From the first line of the data below through the line holding "right = pos + bar_width / 2", output each line exactly and leave the pictures out.

# GIVEN INFORMATION:
=====

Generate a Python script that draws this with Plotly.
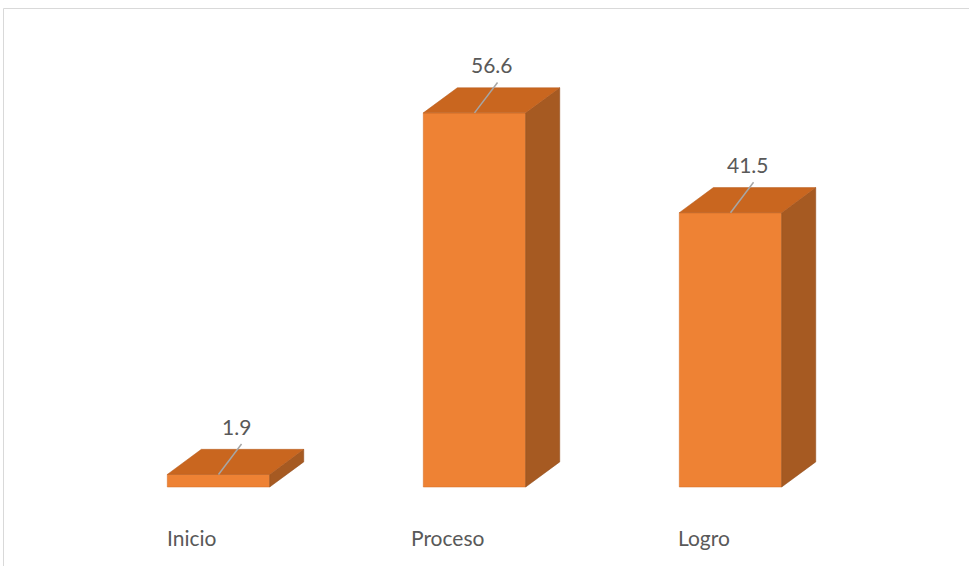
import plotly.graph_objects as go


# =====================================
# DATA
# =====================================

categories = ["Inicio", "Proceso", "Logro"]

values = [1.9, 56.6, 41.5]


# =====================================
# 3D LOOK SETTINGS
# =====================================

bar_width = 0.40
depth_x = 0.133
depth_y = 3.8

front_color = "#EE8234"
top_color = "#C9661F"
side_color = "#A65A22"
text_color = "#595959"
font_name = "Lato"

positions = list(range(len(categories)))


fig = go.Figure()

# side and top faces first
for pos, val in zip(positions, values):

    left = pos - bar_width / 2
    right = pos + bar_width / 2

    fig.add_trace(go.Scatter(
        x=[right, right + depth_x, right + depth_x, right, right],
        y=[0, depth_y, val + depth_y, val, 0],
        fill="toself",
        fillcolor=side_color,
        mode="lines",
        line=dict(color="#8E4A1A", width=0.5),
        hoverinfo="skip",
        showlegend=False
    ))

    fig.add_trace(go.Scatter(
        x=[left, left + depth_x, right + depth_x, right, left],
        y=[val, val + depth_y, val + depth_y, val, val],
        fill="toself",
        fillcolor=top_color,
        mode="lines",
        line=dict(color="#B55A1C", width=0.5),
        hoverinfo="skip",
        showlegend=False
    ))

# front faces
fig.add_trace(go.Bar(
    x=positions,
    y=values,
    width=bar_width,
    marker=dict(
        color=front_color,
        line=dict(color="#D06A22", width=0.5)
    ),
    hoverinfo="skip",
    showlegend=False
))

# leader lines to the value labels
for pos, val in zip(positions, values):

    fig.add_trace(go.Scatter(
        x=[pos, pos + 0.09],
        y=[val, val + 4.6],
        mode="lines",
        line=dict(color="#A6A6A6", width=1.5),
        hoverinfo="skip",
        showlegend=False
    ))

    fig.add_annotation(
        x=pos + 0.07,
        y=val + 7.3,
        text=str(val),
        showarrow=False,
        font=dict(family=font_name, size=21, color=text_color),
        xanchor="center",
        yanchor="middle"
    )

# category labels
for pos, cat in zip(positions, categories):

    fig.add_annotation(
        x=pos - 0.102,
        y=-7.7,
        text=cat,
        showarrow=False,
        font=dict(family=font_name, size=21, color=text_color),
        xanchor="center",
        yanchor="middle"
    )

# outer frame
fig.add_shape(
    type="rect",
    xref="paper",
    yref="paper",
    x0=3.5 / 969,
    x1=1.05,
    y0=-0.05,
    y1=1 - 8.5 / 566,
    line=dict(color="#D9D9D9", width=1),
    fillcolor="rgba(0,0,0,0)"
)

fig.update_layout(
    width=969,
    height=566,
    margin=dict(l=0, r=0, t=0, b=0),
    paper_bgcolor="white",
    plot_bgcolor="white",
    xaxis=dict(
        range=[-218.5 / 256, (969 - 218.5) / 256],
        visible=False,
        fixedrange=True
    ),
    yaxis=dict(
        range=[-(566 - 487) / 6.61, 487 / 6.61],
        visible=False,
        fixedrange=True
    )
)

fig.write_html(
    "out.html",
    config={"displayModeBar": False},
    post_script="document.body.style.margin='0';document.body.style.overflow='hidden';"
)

=====

# COMPLETED EXERCISE:
Generate a Python script that draws this with Plotly.
import plotly.graph_objects as go


# =====================================
# DATA
# =====================================

categories = ["Inicio", "Proceso", "Logro"]

values = [1.9, 56.6, 41.5]


# =====================================
# 3D LOOK SETTINGS
# =====================================

bar_width = 0.40
depth_x = 0.133
depth_y = 3.8

front_color = "#EE8234"
top_color = "#C9661F"
side_color = "#A65A22"
text_color = "#595959"
font_name = "Lato"

positions = list(range(len(categories)))


fig = go.Figure()

# side and top faces first
for pos, val in zip(positions, values):

    left = pos - bar_width / 2
    right = pos + bar_width / 2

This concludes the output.